Nem todos os cineastas conseguem estabelecer, desde o primeiro trabalho, a marca autoral que identifica todo o resto de sua obra futura. Se assim fosse, também não teria graça. No caso do estreante Zhang Hanyi, que chega às telonas com seu A Vida Após a Vida, suas referências estão muito latentes, ainda mais tratando-se de cinema oriental. A produção carrega o nome de Jia Zhangke (As Montanhas se Separam, Um Toque de Pecado, O Mundo), o que cria certa expectativa. Mas não que sua mão apareça. O estilo de Zhang pode ter costuras muito explícitas para alguns cinéfilos.

A Vida Após a Vida trata da história do espírito de uma mulher, Xiuyung, que, possuindo o corpo do seu filho, Leilei (Zhang Li), volta à Terra para resolver um assunto com seu marido, Mingchun (Zhang Mingjun). Ela pede que uma árvore, plantada no quintal da casa da família, seja mudada de lugar. Para isso, suas raízes não podem ser danificadas, ou a planta morrerá. Ela merece um espaço melhor.

O fato é que o terreno do filme é um mundo em transição, em viagem, ou melhor, em êxodo. O longa começa com uma cena em que Mingchun conversa com o seu tio, num lugar repleto de árvores, cada uma com sua referente homenagem. Na sequência seguinte, esse tio morre. É menos um indivíduo para o vilarejo, o que proporcionalmente é muito.
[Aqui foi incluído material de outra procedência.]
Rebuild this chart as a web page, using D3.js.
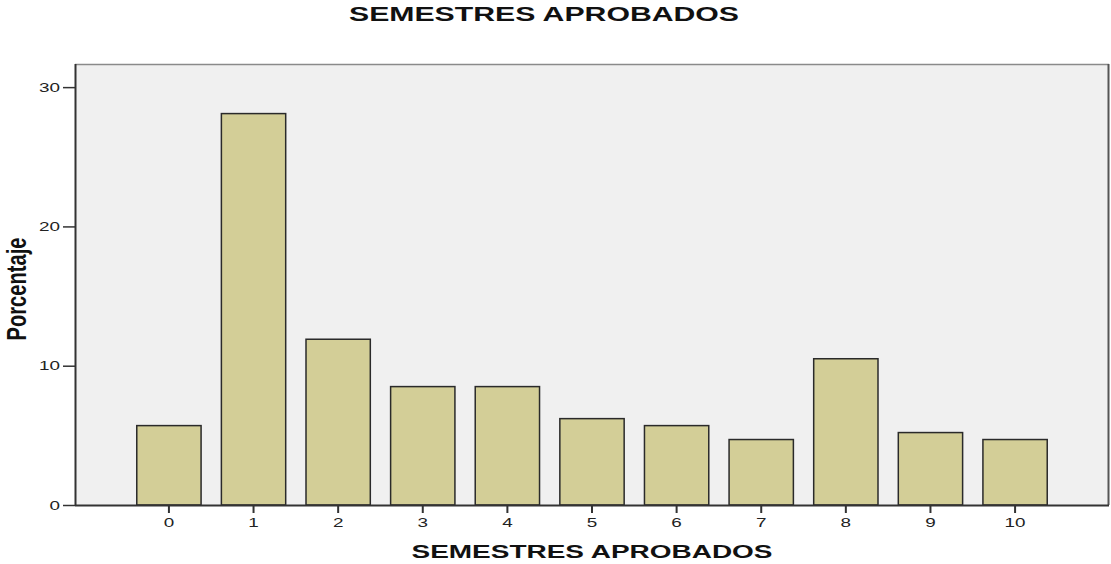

Xiuyung também já deixou este lugar, porém, precocemente. Seu filho e seu marido não se dão tão bem, afinal, o pai é enraizado no campo, mas Leilei não quer seguir o cotidiano de Mingchun. Ele quer habitar um outro universo, no caso, a cidade.

Durante seus capsulares oitenta minutos, A Vida Após a Vida decididamente trata da mudança e do progresso tecnológico contando uma fábula cheia de misticismo e humor. Para isso, em termos de estilo e de ambientação, Zhang parece ter fazer uma mistura da mística naturalizada e dos planos abertos dos filmes de Apichatpong Weerasethakul (Tio Boonmee que Pode Recordar Suas Vidas Passadas, Cemitério do Esplendor), mas com uma rigidez de movimentação de câmera que lembra a austeridade de Robert Bresson. E não afirmo que Zhang tenha conseguido aplicar em seu filme as qualidades que enriquecem a obra desses dois diretores, mas absorvido superficialmente suas preferências plásticas.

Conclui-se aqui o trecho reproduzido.